Large numbers of unaccompanied Moroccan children continue to attempt dangerous and illegal journeys to Europe. On March 6, 2007, Morocco and Spain concluded a readmission agreement that would allow Spain to repatriate an estimated 3000 unaccompanied Moroccan children (see Spain chapter). The agreement lacks explicit safeguards against abuse and provides no independent monitoring of its implementation, despite a pattern of earlier forced returns that exposed children to police abuse and often failed to reunite them with their parents or guardians.

Acknowledging Past Abuses

In 2005, Morocco's Equity and Reconciliation Commission (ERC) issued its report into grave human rights of the past, stimulating taboo-breaking discussions. The ERC provided an official acknowledgement of past repression, gave a long-overdue voice to victims, and elucidated many individual cases. However, non-cooperation by public officials prevented it from resolving other cases. Despite ERC recommendations, authorities took no steps to bring to trial those implicated in past abuse, including some who continue to hold high government posts. Nor has the government implemented the ERC's recommendation that it ratify the International Criminal Court statute and abolish the death penalty. But during 2007 the state did pay compensation to victims of past abuse, pursuant to guidelines established by the ERC.

Key International Actors

In June 2004, the United States designated Morocco "a major non-NATO ally," easing restrictions on arms sales.
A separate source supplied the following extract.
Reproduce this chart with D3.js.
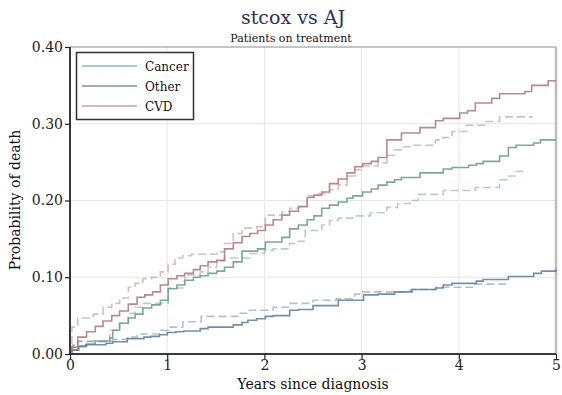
<!DOCTYPE html>
<html><head><meta charset="utf-8">
<script src="https://cdn.jsdelivr.net/npm/d3@7"></script>
<style>
html,body{margin:0;padding:0;background:#fff;}
svg{display:block;font-family:"DejaVu Serif",serif;}
</style></head>
<body><svg id="chart" width="562" height="395"></svg>
<script>
const title = "stcox vs AJ";
const subtitle = "Patients on treatment";
const xLabel = "Years since diagnosis";
const yLabel = "Probability of death";
const xTicks = [0, 1, 2, 3, 4, 5];
const yTicks = [0, 0.1, 0.2, 0.3, 0.4];
const legendLabels = ["Cancer", "Other", "CVD"];

// [time, probability] steps — solid = stcox, dashed = Aalen-Johansen
const cancerCox = [[0,0.003],[0.02,0.005],[0.08,0.010],[0.17,0.013],[0.26,0.017],[0.41,0.021],[0.44,0.031],[0.51,0.040],[0.60,0.047],[0.67,0.052],[0.75,0.060],[0.84,0.064],[0.93,0.070],[1.01,0.085],[1.10,0.090],[1.18,0.096],[1.27,0.100],[1.34,0.102],[1.42,0.105],[1.51,0.108],[1.59,0.113],[1.68,0.120],[1.77,0.134],[1.93,0.137],[2.01,0.146],[2.18,0.152],[2.26,0.163],[2.35,0.168],[2.44,0.175],[2.51,0.180],[2.59,0.190],[2.67,0.194],[2.76,0.198],[2.85,0.203],[2.91,0.206],[3.01,0.211],[3.10,0.215],[3.17,0.220],[3.26,0.224],[3.34,0.227],[3.41,0.230],[3.60,0.236],[3.84,0.241],[3.93,0.243],[4.10,0.246],[4.18,0.248],[4.25,0.251],[4.42,0.258],[4.51,0.269],[4.59,0.272],[4.77,0.275],[4.84,0.279],[5.0,0.279]];
const cancerAJ = [[0,0.005],[0.02,0.010],[0.08,0.016],[0.41,0.031],[0.51,0.040],[0.60,0.053],[0.67,0.061],[0.75,0.066],[1.01,0.086],[1.18,0.103],[1.34,0.107],[1.42,0.113],[1.51,0.121],[1.59,0.125],[1.85,0.131],[2.00,0.135],[2.09,0.137],[2.26,0.144],[2.35,0.147],[2.42,0.161],[2.59,0.168],[2.67,0.174],[2.76,0.177],[2.91,0.180],[3.09,0.184],[3.26,0.191],[3.37,0.196],[3.50,0.200],[3.58,0.208],[3.84,0.213],[4.17,0.217],[4.42,0.227],[4.51,0.232],[4.59,0.238],[4.69,0.238]];
const otherCox = [[0,0.003],[0.02,0.005],[0.09,0.010],[0.16,0.012],[0.37,0.014],[0.44,0.016],[0.59,0.020],[0.76,0.022],[0.83,0.023],[0.92,0.025],[1.0,0.028],[1.09,0.029],[1.17,0.030],[1.34,0.033],[1.42,0.035],[1.68,0.038],[1.77,0.041],[1.83,0.044],[1.92,0.046],[2.01,0.049],[2.09,0.050],[2.26,0.057],[2.35,0.058],[2.50,0.063],[2.76,0.070],[3.02,0.077],[3.17,0.078],[3.34,0.081],[3.52,0.084],[3.76,0.086],[3.84,0.090],[3.93,0.092],[4.18,0.095],[4.25,0.097],[4.51,0.101],[4.77,0.105],[4.85,0.108],[5.0,0.111]];
const otherAJ = [[0,0.008],[0.03,0.012],[0.08,0.017],[0.44,0.019],[0.59,0.022],[0.69,0.026],[0.93,0.031],[1.01,0.035],[1.16,0.042],[1.35,0.049],[1.75,0.053],[1.83,0.057],[2.09,0.061],[2.26,0.066],[2.50,0.070],[2.74,0.072],[2.93,0.078],[3.0,0.081],[3.50,0.084],[3.77,0.087],[4.17,0.091],[4.52,0.091]];
const cvdCox = [[0,0.005],[0.02,0.009],[0.08,0.022],[0.17,0.029],[0.26,0.036],[0.34,0.043],[0.43,0.050],[0.51,0.056],[0.60,0.065],[0.69,0.074],[0.77,0.077],[0.85,0.081],[0.93,0.090],[1.01,0.098],[1.10,0.102],[1.18,0.105],[1.27,0.110],[1.34,0.115],[1.42,0.120],[1.51,0.122],[1.59,0.137],[1.68,0.145],[1.77,0.153],[1.85,0.157],[1.93,0.161],[2.01,0.168],[2.09,0.175],[2.18,0.181],[2.26,0.186],[2.35,0.192],[2.44,0.204],[2.51,0.207],[2.59,0.211],[2.67,0.222],[2.76,0.228],[2.85,0.236],[2.93,0.244],[3.01,0.248],[3.10,0.251],[3.17,0.256],[3.26,0.279],[3.41,0.288],[3.60,0.295],[3.76,0.304],[3.84,0.307],[4.01,0.314],[4.09,0.317],[4.17,0.327],[4.34,0.333],[4.42,0.339],[4.68,0.342],[4.75,0.350],[4.92,0.356],[5.0,0.356]];
const cvdAJ = [[0,0.000],[0.02,0.035],[0.08,0.047],[0.24,0.052],[0.34,0.061],[0.43,0.066],[0.51,0.073],[0.60,0.087],[0.67,0.092],[0.75,0.098],[0.84,0.100],[0.93,0.107],[1.01,0.117],[1.08,0.125],[1.16,0.128],[1.25,0.130],[1.51,0.133],[1.59,0.144],[1.68,0.157],[1.77,0.164],[1.92,0.166],[2.01,0.181],[2.18,0.185],[2.26,0.190],[2.35,0.192],[2.44,0.206],[2.52,0.209],[2.67,0.214],[2.76,0.220],[2.85,0.232],[2.93,0.240],[3.01,0.245],[3.17,0.249],[3.26,0.259],[3.34,0.266],[3.41,0.270],[3.50,0.272],[3.76,0.279],[3.84,0.282],[3.93,0.290],[4.08,0.298],[4.27,0.303],[4.42,0.309],[4.76,0.309]];

const colors = {Cancer:"#6e9f8d", Other:"#6780a2", CVD:"#b07d7d"};
const legendColors = {Cancer:"#8cbfab", Other:"#9aaec8", CVD:"#c9a1a1"};

const series = [
  {name:"Cancer", data:cancerAJ, dashed:true},
  {name:"Other", data:otherAJ, dashed:true},
  {name:"CVD", data:cvdAJ, dashed:true},
  {name:"Cancer", data:cancerCox, dashed:false},
  {name:"Other", data:otherCox, dashed:false},
  {name:"CVD", data:cvdCox, dashed:false}
];

const svg = d3.select("#chart");
const L = 70, R = 556, T = 47, B = 354;
const x = d3.scaleLinear().domain([0,5]).range([L,R]);
const y = d3.scaleLinear().domain([0,0.4]).range([B,T]);

// grid
svg.append("g").selectAll("line").data(xTicks.slice(1,-1)).join("line")
  .attr("x1",d=>x(d)).attr("x2",d=>x(d)).attr("y1",T).attr("y2",B)
  .attr("stroke","#e6e6e6").attr("stroke-width",1);
svg.append("g").selectAll("line").data(yTicks.slice(1,-1)).join("line")
  .attr("x1",L).attr("x2",R).attr("y1",d=>y(d)).attr("y2",d=>y(d))
  .attr("stroke","#e6e6e6").attr("stroke-width",1);

// frame top and right
svg.append("line").attr("x1",L).attr("x2",R).attr("y1",T).attr("y2",T).attr("stroke","#8a8a8a").attr("stroke-width",1);
svg.append("line").attr("x1",R).attr("x2",R).attr("y1",T).attr("y2",B).attr("stroke","#bdbdbd").attr("stroke-width",2.5);

// lines
const line = d3.line().x(d=>x(d[0])).y(d=>y(d[1])).curve(d3.curveStepAfter);
svg.append("g").selectAll("path").data(series).join("path")
  .attr("d",d=>line(d.data))
  .attr("fill","none")
  .attr("stroke",d=>colors[d.name])
  .attr("stroke-opacity",d=>d.dashed?0.5:0.9)
  .attr("stroke-width",1.6)
  .attr("stroke-dasharray",d=>d.dashed?"8,4":null);

// axes
const xAxis = d3.axisBottom(x).tickValues(xTicks).tickFormat(d3.format("d")).tickSize(5).tickPadding(1);
const yAxis = d3.axisLeft(y).tickValues(yTicks).tickFormat(d3.format(".2f")).tickSize(5).tickPadding(2);
const gx = svg.append("g").attr("transform",`translate(0,${B})`).call(xAxis);
const gy = svg.append("g").attr("transform",`translate(${L},0)`).call(yAxis);
[gx,gy].forEach(g=>{
  g.select(".domain").attr("stroke","#3a3a3a").attr("stroke-width",2);
  g.selectAll(".tick line").attr("stroke","#222").attr("stroke-width",1.2);
  g.selectAll(".tick text").attr("fill","#222").style("font-family","DejaVu Serif").style("font-size","14px");
});
gx.select(".domain").attr("d",`M${L},0H${R}`);
gy.select(".domain").attr("d",`M0,${B}V${T}`);

// titles
svg.append("text").attr("x",293).attr("y",24).attr("text-anchor","middle")
  .attr("fill","#26335e").style("font-size","19px").text(title);
svg.append("text").attr("x",291).attr("y",42).attr("text-anchor","middle")
  .attr("fill","#111").style("font-size","11px").text(subtitle);
svg.append("text").attr("x",313).attr("y",389).attr("text-anchor","middle")
  .attr("fill","#111").style("font-size","14px").text(xLabel);
svg.append("text").attr("transform","translate(20,200) rotate(-90)").attr("text-anchor","middle")
  .attr("fill","#111").style("font-size","14px").text(yLabel);

// legend
const lg = svg.append("g");
lg.append("rect").attr("x",76.5).attr("y",52.5).attr("width",117).attr("height",67)
  .attr("fill","#fff").attr("stroke","#333").attr("stroke-width",1.5);
legendLabels.forEach((name,i)=>{
  const yy = 66 + i*20;
  lg.append("line").attr("x1",82).attr("x2",137).attr("y1",yy).attr("y2",yy)
    .attr("stroke",legendColors[name]).attr("stroke-width",i===1?2:1.5);
  lg.append("text").attr("x",145).attr("y",yy+4.5).attr("fill","#111")
    .style("font-size","12px").text(name);
});
</script>
</body></html>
The US government-backed Millennium Challenge Corporation (MCC) approved on August 31, 2007, a five-year US$697.5 million economic aid package to Morocco – the largest grant made by the MCC since its creation in January 2004 – to fight poverty and promote economic growth.

In public comments, US officials in 2007 praised Morocco's commitment to political and economic reform and counterterrorism cooperation. President George W. Bush saluted Morocco along with six other countries that "have recently taken strides toward liberty" in his address before the U.N. General Assembly on September 25. US officials rarely spoke out about human rights problems in Morocco, but the US embassy engaged in some public advocacy in favor of press freedom and reforming laws that criminalize libel.

Morocco has sought a privileged relation with the EU, which is in turn eager for Morocco's cooperation in combating terrorism and illegal immigration, among other issues. The EU considers Morocco's process of democratization and consolidation of the rule of law "as the most advanced in the region," according to its Morocco "Strategy Paper" for 2007-2013. Public criticism by EU officials of Morocco's human rights practices was rare. In July, the EU and Morocco signed an agreement for €654 million in EU financial aid for the period 2007-2010. The agreement designates "human rights and governance" as one of its priority areas.

France is Morocco's leading trade partner and the leading source of public development aid and private investments. President Nicolas Sarkozy made a three-day visit to Morocco in October 2007. Addressing parliament on October 23, he evoked "this democratic Morocco" and the "pluralism and openness that Morocco is experiencing today." He endorsed Morocco's autonomy plan for the Western Sahara, but said nothing during his visit publicly about continuing human rights problems in Morocco or the disputed Western Sahara region.